STATED TASK: Show all lines of the listing that hold the word "Python".

(Lines of data)
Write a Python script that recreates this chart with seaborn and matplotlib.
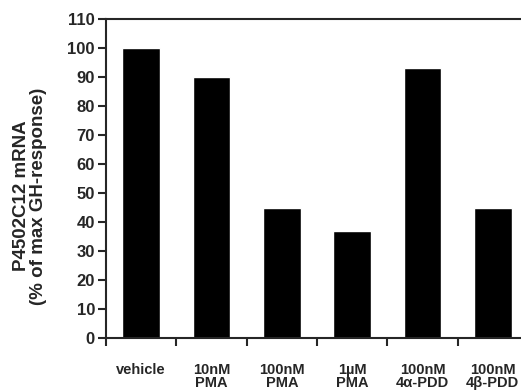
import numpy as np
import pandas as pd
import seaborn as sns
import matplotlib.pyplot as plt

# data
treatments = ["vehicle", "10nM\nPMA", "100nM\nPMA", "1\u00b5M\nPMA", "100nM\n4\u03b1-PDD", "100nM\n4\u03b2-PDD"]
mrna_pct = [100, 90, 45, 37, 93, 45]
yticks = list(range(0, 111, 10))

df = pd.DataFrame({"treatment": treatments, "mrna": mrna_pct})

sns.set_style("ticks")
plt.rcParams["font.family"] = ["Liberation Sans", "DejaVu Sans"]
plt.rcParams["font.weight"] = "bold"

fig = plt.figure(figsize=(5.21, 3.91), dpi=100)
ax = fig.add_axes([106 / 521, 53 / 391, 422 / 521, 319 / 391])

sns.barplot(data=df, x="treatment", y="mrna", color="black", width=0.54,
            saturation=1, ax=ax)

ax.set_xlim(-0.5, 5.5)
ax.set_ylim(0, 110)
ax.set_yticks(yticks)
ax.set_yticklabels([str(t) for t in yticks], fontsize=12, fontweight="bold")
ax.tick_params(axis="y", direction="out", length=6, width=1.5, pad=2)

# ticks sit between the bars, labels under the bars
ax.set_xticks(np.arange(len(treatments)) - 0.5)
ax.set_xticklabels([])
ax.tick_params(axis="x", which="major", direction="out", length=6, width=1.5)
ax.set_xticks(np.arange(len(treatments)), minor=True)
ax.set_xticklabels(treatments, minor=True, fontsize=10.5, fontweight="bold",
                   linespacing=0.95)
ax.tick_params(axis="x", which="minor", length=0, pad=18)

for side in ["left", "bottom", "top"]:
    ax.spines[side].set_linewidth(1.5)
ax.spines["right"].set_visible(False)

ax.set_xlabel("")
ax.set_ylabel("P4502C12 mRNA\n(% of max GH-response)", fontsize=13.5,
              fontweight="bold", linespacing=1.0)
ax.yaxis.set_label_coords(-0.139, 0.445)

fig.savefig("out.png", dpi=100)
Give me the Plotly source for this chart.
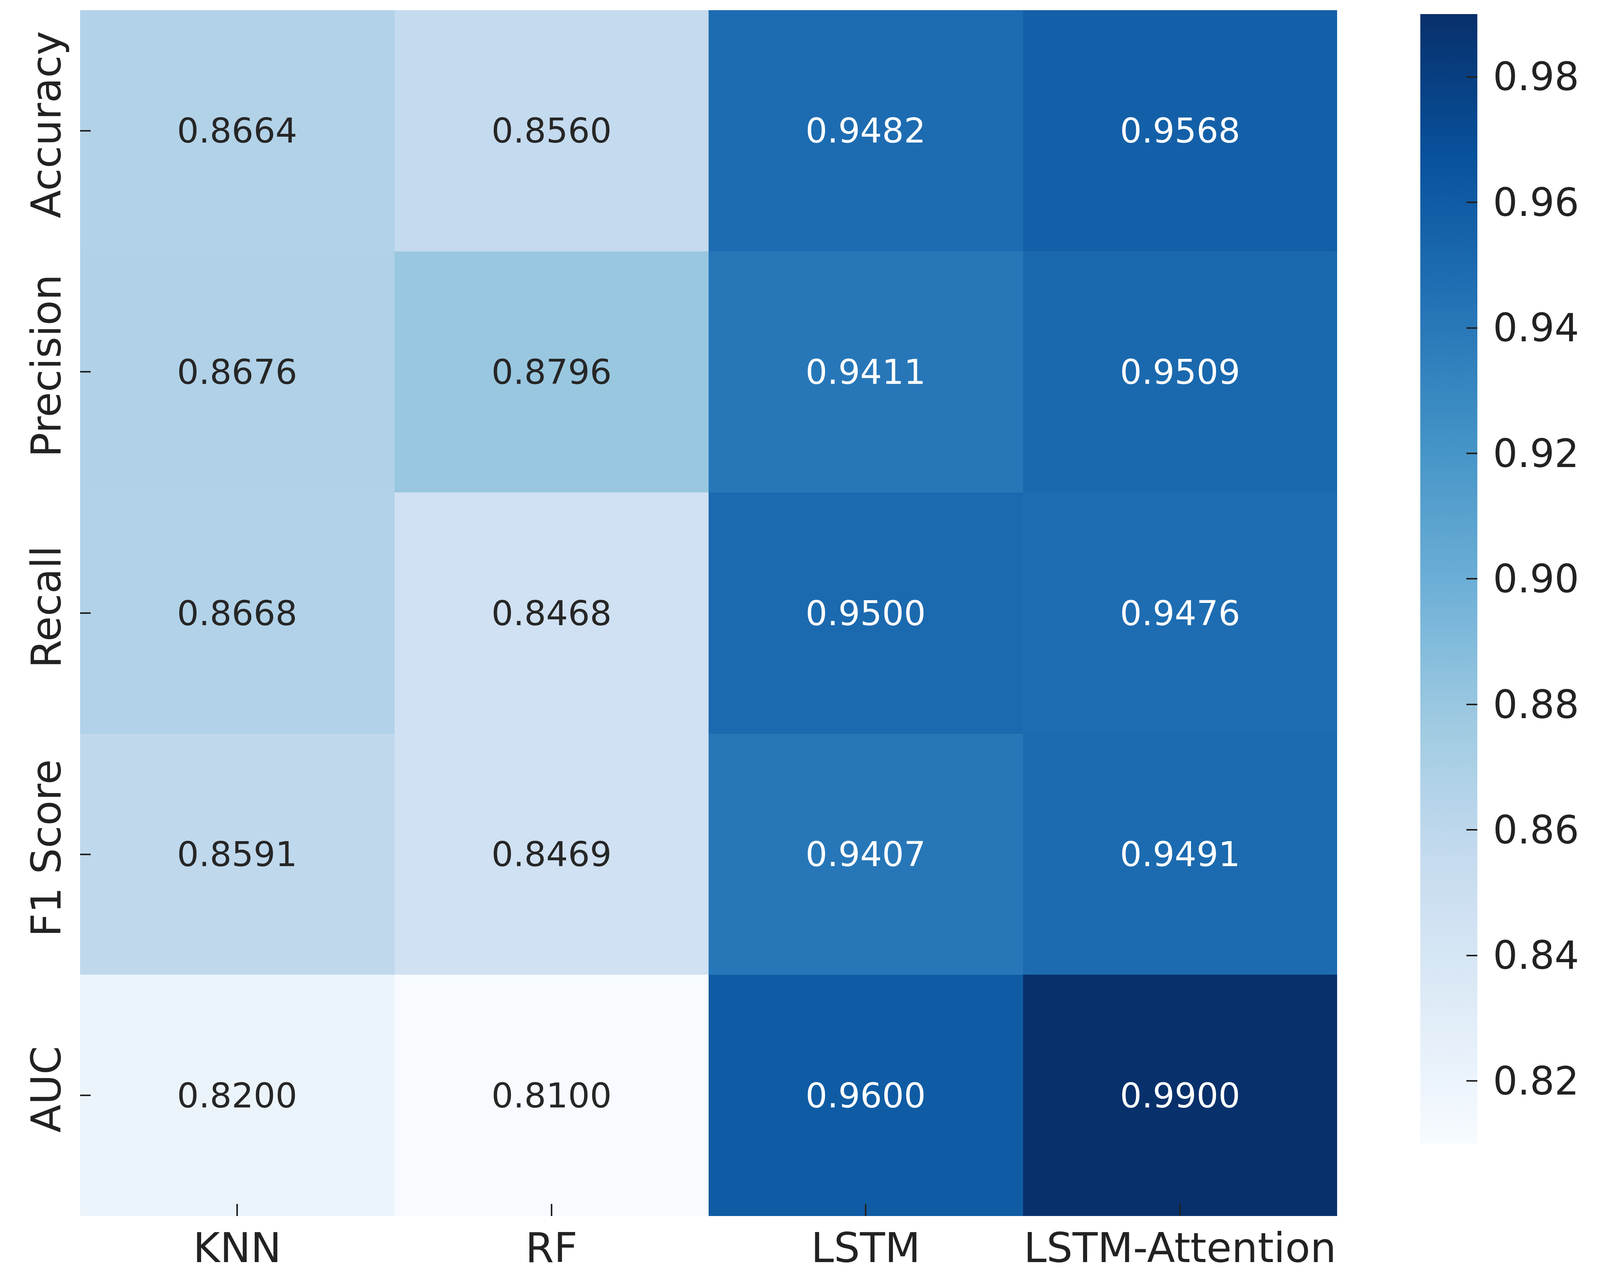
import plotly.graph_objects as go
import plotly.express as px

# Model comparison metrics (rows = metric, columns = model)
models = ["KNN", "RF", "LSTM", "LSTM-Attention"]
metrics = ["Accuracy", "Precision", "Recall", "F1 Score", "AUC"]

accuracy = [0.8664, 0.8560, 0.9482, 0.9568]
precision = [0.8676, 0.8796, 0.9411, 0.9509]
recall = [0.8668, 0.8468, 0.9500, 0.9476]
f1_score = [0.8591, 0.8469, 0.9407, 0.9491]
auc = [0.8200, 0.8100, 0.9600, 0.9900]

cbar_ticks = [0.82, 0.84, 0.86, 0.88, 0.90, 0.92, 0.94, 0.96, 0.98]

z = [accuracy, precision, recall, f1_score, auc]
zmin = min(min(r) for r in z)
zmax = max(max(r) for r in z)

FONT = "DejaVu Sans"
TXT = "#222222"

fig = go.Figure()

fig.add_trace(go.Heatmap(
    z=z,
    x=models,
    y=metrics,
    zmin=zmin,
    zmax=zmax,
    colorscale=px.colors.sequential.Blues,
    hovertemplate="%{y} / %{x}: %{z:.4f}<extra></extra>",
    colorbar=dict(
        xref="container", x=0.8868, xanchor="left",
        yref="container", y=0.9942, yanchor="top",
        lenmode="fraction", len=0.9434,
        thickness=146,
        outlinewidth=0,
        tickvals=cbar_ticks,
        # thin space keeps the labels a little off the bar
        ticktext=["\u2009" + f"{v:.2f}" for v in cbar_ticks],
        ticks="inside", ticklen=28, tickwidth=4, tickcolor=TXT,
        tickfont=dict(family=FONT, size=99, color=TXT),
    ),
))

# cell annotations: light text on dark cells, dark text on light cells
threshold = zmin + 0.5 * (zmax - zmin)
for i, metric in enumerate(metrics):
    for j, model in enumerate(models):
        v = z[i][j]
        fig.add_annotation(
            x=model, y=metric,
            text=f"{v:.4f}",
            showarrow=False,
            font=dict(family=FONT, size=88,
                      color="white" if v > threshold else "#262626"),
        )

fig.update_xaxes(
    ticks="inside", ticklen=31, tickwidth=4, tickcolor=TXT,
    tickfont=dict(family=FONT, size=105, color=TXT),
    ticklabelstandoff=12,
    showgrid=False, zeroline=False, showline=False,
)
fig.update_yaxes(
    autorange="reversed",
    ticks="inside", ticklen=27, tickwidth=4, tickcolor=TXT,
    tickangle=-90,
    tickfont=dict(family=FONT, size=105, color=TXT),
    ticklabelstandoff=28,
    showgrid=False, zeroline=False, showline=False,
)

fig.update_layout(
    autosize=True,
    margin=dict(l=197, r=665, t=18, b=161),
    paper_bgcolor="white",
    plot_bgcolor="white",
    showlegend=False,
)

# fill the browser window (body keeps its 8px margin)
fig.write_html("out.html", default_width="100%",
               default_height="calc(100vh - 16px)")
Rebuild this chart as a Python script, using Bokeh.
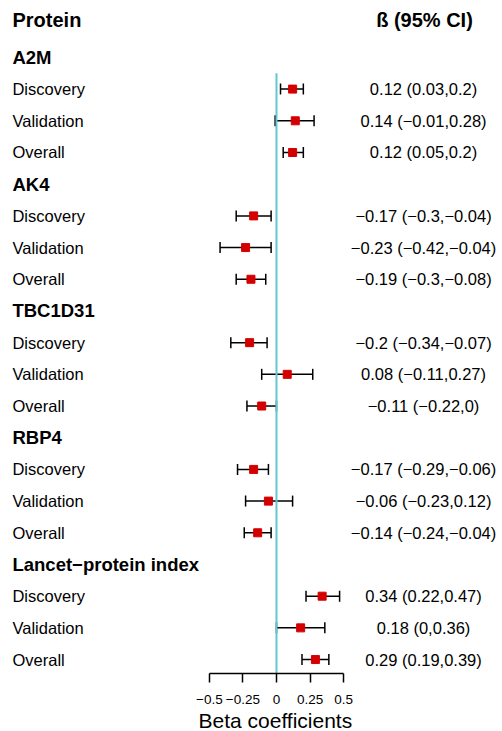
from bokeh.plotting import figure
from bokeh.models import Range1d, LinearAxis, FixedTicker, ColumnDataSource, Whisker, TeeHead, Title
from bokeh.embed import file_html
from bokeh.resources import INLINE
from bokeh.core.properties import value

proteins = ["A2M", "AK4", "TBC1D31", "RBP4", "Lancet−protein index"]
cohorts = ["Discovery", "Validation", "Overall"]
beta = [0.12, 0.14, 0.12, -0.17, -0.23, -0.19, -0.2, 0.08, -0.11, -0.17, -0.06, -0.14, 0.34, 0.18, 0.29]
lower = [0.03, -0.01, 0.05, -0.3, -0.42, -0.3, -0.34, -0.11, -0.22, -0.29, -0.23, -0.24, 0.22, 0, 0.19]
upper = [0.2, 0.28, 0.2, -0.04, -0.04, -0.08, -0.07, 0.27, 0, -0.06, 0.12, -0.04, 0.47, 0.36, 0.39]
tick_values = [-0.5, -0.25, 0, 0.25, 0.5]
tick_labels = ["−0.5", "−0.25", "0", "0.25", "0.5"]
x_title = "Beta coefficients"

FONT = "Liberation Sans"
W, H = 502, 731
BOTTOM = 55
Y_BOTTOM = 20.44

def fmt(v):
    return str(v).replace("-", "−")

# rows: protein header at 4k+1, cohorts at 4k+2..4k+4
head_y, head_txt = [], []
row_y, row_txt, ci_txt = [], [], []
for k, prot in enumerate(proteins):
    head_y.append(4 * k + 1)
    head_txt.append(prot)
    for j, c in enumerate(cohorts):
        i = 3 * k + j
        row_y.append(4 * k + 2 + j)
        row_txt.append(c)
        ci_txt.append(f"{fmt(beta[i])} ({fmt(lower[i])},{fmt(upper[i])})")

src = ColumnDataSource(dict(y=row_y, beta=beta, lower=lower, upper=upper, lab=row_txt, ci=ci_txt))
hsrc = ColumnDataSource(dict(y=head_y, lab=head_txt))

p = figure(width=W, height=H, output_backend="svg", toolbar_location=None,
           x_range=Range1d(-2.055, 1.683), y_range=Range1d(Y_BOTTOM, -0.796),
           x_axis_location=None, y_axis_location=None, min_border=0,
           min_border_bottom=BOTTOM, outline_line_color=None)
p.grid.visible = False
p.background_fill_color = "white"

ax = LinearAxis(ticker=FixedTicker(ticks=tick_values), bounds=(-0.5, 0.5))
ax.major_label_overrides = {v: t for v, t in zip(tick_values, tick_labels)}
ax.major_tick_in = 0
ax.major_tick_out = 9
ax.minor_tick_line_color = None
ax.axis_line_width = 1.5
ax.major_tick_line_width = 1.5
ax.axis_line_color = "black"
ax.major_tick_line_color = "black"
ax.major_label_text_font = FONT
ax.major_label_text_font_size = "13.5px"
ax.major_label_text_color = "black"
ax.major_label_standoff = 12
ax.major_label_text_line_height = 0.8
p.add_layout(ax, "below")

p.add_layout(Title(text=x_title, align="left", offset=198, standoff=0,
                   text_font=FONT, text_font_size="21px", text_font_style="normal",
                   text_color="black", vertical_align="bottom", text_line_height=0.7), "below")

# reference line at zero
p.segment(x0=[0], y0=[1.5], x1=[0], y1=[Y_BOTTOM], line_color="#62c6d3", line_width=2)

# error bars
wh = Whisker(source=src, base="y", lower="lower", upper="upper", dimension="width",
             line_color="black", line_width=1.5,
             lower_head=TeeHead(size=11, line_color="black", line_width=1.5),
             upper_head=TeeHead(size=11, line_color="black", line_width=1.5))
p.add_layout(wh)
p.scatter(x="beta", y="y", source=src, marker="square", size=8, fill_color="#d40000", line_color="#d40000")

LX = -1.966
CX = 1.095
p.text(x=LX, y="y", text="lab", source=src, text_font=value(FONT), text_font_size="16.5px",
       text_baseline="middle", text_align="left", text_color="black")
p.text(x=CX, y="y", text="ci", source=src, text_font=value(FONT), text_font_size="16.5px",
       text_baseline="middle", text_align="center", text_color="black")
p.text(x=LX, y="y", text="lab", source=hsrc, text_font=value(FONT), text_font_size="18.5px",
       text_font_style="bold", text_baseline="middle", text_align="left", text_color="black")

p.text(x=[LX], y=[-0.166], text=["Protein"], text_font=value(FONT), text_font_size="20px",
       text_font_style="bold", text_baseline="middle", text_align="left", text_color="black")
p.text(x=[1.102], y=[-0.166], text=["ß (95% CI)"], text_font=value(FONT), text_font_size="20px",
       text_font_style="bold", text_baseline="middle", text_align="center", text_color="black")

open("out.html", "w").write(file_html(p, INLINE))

TASK ANSWER:
Write a Python script that recreates this chart with seaborn and matplotlib.
Rebuild this chart as a Python script, using Bokeh.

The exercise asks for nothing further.